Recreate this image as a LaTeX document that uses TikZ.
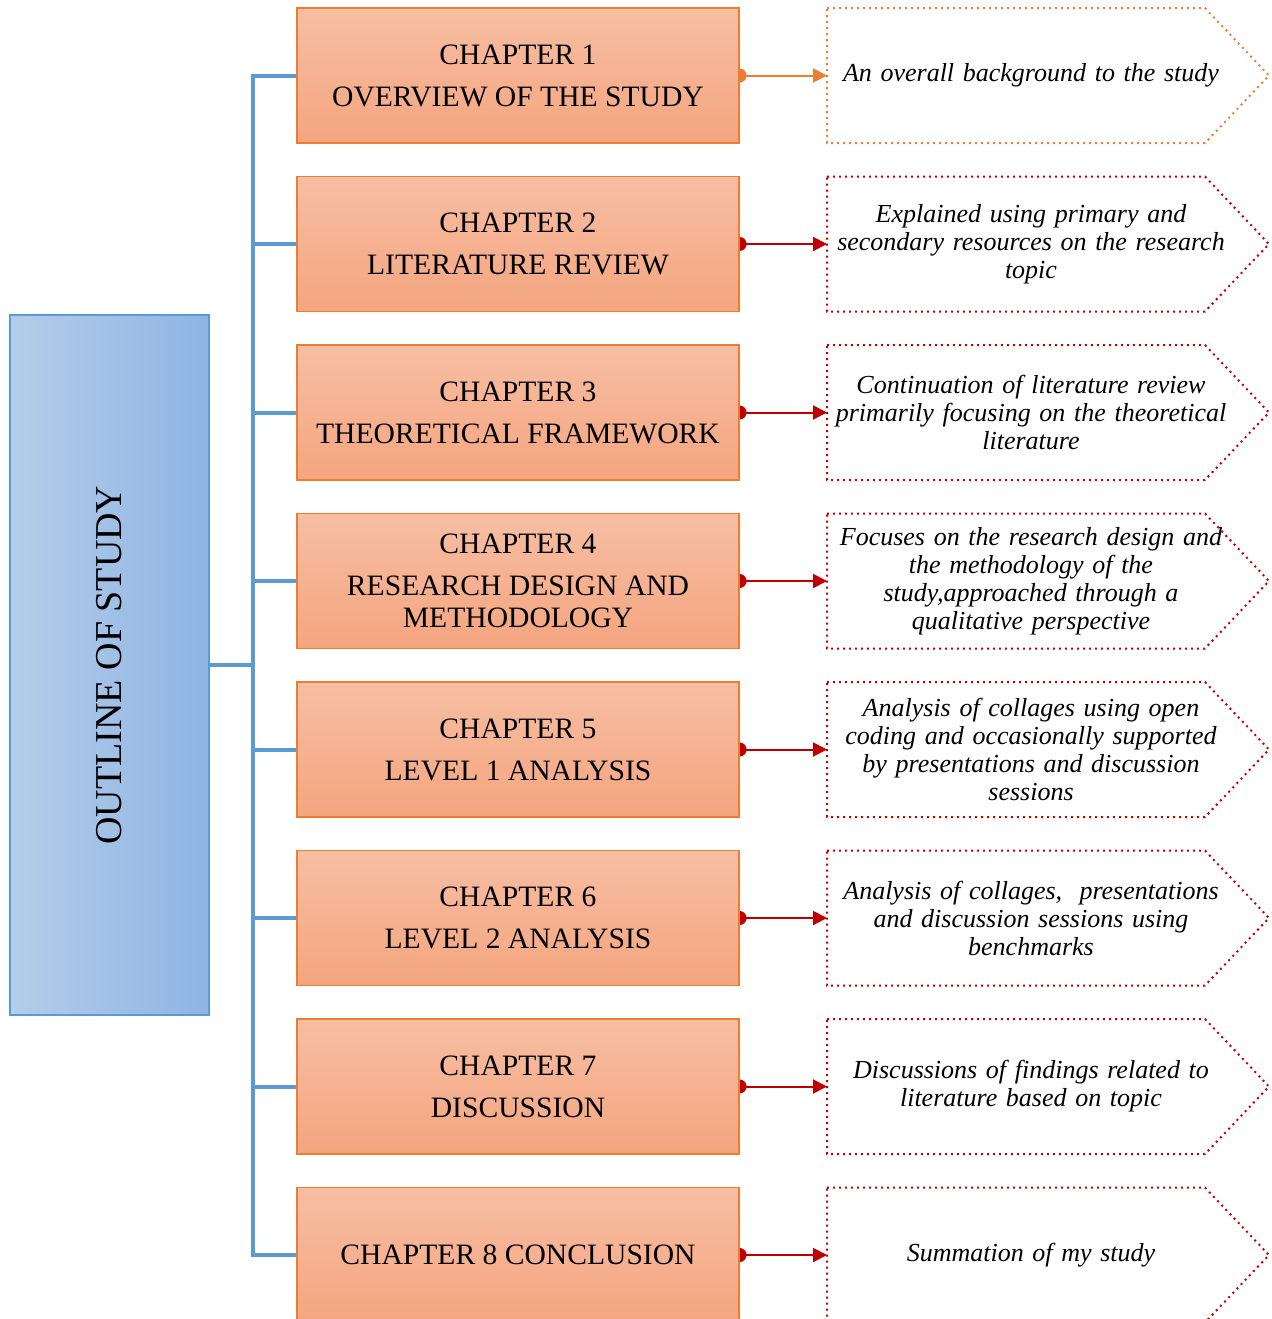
\documentclass[tikz,border=0pt]{standalone}
\usepackage{fontspec}
\setmainfont{Liberation Serif}
\usetikzlibrary{positioning,arrows.meta,calc,backgrounds}
\definecolor{azul}{HTML}{5B9BD5}
\definecolor{azulclaro}{HTML}{B4CDEA}
\definecolor{azuloscuro}{HTML}{8FB4E3}
\definecolor{naranja}{HTML}{ED7D31}
\definecolor{salmon}{HTML}{F7BEA3}
\definecolor{salmonosc}{HTML}{F4A57F}
\definecolor{rojo}{HTML}{C00000}

\begin{document}
\begin{tikzpicture}[x=0.5pt, y=-0.5pt,
      capitulo/.style={draw=naranja, line width=0.6pt, top color=salmon, bottom color=salmonosc,
                   minimum width=221pt, minimum height=67.5pt, align=center,
                   font=\fontsize{14.8}{21}\selectfont},
      resumen/.style={text width=205pt, align=center, inner sep=0pt,
                   font=\fontsize{13}{14}\selectfont\itshape},
      contorno/.style={line width=1pt, dash pattern=on 1pt off 2pt},
      flecha/.style={line width=1pt, shorten <=-3.5pt, {Circle[length=7pt]}-{Triangle[length=7pt,width=7pt]}},
      rama/.style={azul, line width=2pt}]
    \useasboundingbox (0,0) rectangle (1271,1319);
    % caja izquierda
    \node[draw=azul, line width=0.6pt, left color=azulclaro, right color=azuloscuro,
          minimum width=99.5pt, minimum height=350pt] (outline) at (109.5,665) {};
    \node[rotate=90, font=\fontsize{19}{23}\selectfont] (titulo) at (outline.center) {OUTLINE OF STUDY};
    % capitulos
    \node[capitulo] (cap1) at (518,75.5) {CHAPTER 1\\OVERVIEW OF THE STUDY};
    \node[capitulo] (cap2) at (518,244) {CHAPTER 2\\LITERATURE REVIEW};
    \node[capitulo] (cap3) at (518,412.5) {CHAPTER 3\\THEORETICAL FRAMEWORK};
    \node[capitulo] (cap4) at (518,581) {CHAPTER 4\\RESEARCH DESIGN AND\\[-5pt]METHODOLOGY};
    \node[capitulo] (cap5) at (518,749.5) {CHAPTER 5\\LEVEL 1 ANALYSIS};
    \node[capitulo] (cap6) at (518,918) {CHAPTER 6\\LEVEL 2 ANALYSIS};
    \node[capitulo] (cap7) at (518,1086.5) {CHAPTER 7\\DISCUSSION};
    \node[capitulo] (cap8) at (518,1255) {CHAPTER 8 CONCLUSION};
    % descripciones
    \node[resumen] (des1) at (1031,75.5) {An overall background to the study};
    \node[resumen] (des2) at (1031,244) {Explained using primary and\\secondary resources on the research\\topic};
    \node[resumen] (des3) at (1031,412.5) {Continuation of literature review\\primarily focusing on the theoretical\\literature};
    \node[resumen] (des4) at (1031,581) {Focuses on the research design and\\the methodology of the\\study,approached through a\\qualitative perspective};
    \node[resumen] (des5) at (1031,749.5) {Analysis of collages using open\\coding and occasionally supported\\by presentations and discussion\\sessions};
    \node[resumen] (des6) at (1031,918) {Analysis of collages,\ \ presentations\\and discussion sessions using\\benchmarks};
    \node[resumen] (des7) at (1031,1086.5) {Discussions of findings related to\\literature based on topic};
    \node[resumen] (des8) at (1031,1255) {Summation of my study};
    % contornos en flecha
    \foreach \i/\col in {1/naranja,2/rojo,3/rojo,4/rojo,5/rojo,6/rojo,7/rojo,8/rojo}{
      \coordinate (ent\i) at ($(des\i.center)+(-204,0)$);
      \draw[contorno, \col] ($(des\i.center)+(-204,-67.5)$) -- ($(des\i.center)+(174,-67.5)$)
            -- ($(des\i.center)+(238,0)$) -- ($(des\i.center)+(174,67.5)$)
            -- ($(des\i.center)+(-204,67.5)$) -- cycle;
    }
    \coordinate (tronco) at (253,665);
    \begin{scope}[on background layer]
      \foreach \i/\col in {1/naranja,2/rojo,3/rojo,4/rojo,5/rojo,6/rojo,7/rojo,8/rojo}{
        \draw[flecha, \col] (cap\i.east) -- (ent\i);
      }
    \end{scope}
    % ramas
    \draw[rama] (outline.east) -- (tronco);
    \draw[rama] (cap1.west) -| (tronco) |- (cap8.west);
    \foreach \i in {2,...,7}{
      \draw[rama] (cap\i.west) -- (tronco |- cap\i.west);
    }
  \end{tikzpicture}
\end{document}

------------------------------------------------------------------------

# Job
Omit the pictures, and quote the material above exactly as given.

# The reply
Recreate this image as a LaTeX document that uses TikZ.
\documentclass[tikz,border=0pt]{standalone}
\usepackage{fontspec}
\setmainfont{Liberation Serif}
\usetikzlibrary{positioning,arrows.meta,calc,backgrounds}
\definecolor{azul}{HTML}{5B9BD5}
\definecolor{azulclaro}{HTML}{B4CDEA}
\definecolor{azuloscuro}{HTML}{8FB4E3}
\definecolor{naranja}{HTML}{ED7D31}
\definecolor{salmon}{HTML}{F7BEA3}
\definecolor{salmonosc}{HTML}{F4A57F}
\definecolor{rojo}{HTML}{C00000}

\begin{document}
\begin{tikzpicture}[x=0.5pt, y=-0.5pt,
      capitulo/.style={draw=naranja, line width=0.6pt, top color=salmon, bottom color=salmonosc,
                   minimum width=221pt, minimum height=67.5pt, align=center,
                   font=\fontsize{14.8}{21}\selectfont},
      resumen/.style={text width=205pt, align=center, inner sep=0pt,
                   font=\fontsize{13}{14}\selectfont\itshape},
      contorno/.style={line width=1pt, dash pattern=on 1pt off 2pt},
      flecha/.style={line width=1pt, shorten <=-3.5pt, {Circle[length=7pt]}-{Triangle[length=7pt,width=7pt]}},
      rama/.style={azul, line width=2pt}]
    \useasboundingbox (0,0) rectangle (1271,1319);
    % caja izquierda
    \node[draw=azul, line width=0.6pt, left color=azulclaro, right color=azuloscuro,
          minimum width=99.5pt, minimum height=350pt] (outline) at (109.5,665) {};
    \node[rotate=90, font=\fontsize{19}{23}\selectfont] (titulo) at (outline.center) {OUTLINE OF STUDY};
    % capitulos
    \node[capitulo] (cap1) at (518,75.5) {CHAPTER 1\\OVERVIEW OF THE STUDY};
    \node[capitulo] (cap2) at (518,244) {CHAPTER 2\\LITERATURE REVIEW};
    \node[capitulo] (cap3) at (518,412.5) {CHAPTER 3\\THEORETICAL FRAMEWORK};
    \node[capitulo] (cap4) at (518,581) {CHAPTER 4\\RESEARCH DESIGN AND\\[-5pt]METHODOLOGY};
    \node[capitulo] (cap5) at (518,749.5) {CHAPTER 5\\LEVEL 1 ANALYSIS};
    \node[capitulo] (cap6) at (518,918) {CHAPTER 6\\LEVEL 2 ANALYSIS};
    \node[capitulo] (cap7) at (518,1086.5) {CHAPTER 7\\DISCUSSION};
    \node[capitulo] (cap8) at (518,1255) {CHAPTER 8 CONCLUSION};
    % descripciones
    \node[resumen] (des1) at (1031,75.5) {An overall background to the study};
    \node[resumen] (des2) at (1031,244) {Explained using primary and\\secondary resources on the research\\topic};
    \node[resumen] (des3) at (1031,412.5) {Continuation of literature review\\primarily focusing on the theoretical\\literature};
    \node[resumen] (des4) at (1031,581) {Focuses on the research design and\\the methodology of the\\study,approached through a\\qualitative perspective};
    \node[resumen] (des5) at (1031,749.5) {Analysis of collages using open\\coding and occasionally supported\\by presentations and discussion\\sessions};
    \node[resumen] (des6) at (1031,918) {Analysis of collages,\ \ presentations\\and discussion sessions using\\benchmarks};
    \node[resumen] (des7) at (1031,1086.5) {Discussions of findings related to\\literature based on topic};
    \node[resumen] (des8) at (1031,1255) {Summation of my study};
    % contornos en flecha
    \foreach \i/\col in {1/naranja,2/rojo,3/rojo,4/rojo,5/rojo,6/rojo,7/rojo,8/rojo}{
      \coordinate (ent\i) at ($(des\i.center)+(-204,0)$);
      \draw[contorno, \col] ($(des\i.center)+(-204,-67.5)$) -- ($(des\i.center)+(174,-67.5)$)
            -- ($(des\i.center)+(238,0)$) -- ($(des\i.center)+(174,67.5)$)
            -- ($(des\i.center)+(-204,67.5)$) -- cycle;
    }
    \coordinate (tronco) at (253,665);
    \begin{scope}[on background layer]
      \foreach \i/\col in {1/naranja,2/rojo,3/rojo,4/rojo,5/rojo,6/rojo,7/rojo,8/rojo}{
        \draw[flecha, \col] (cap\i.east) -- (ent\i);
      }
    \end{scope}
    % ramas
    \draw[rama] (outline.east) -- (tronco);
    \draw[rama] (cap1.west) -| (tronco) |- (cap8.west);
    \foreach \i in {2,...,7}{
      \draw[rama] (cap\i.west) -- (tronco |- cap\i.west);
    }
  \end{tikzpicture}
\end{document}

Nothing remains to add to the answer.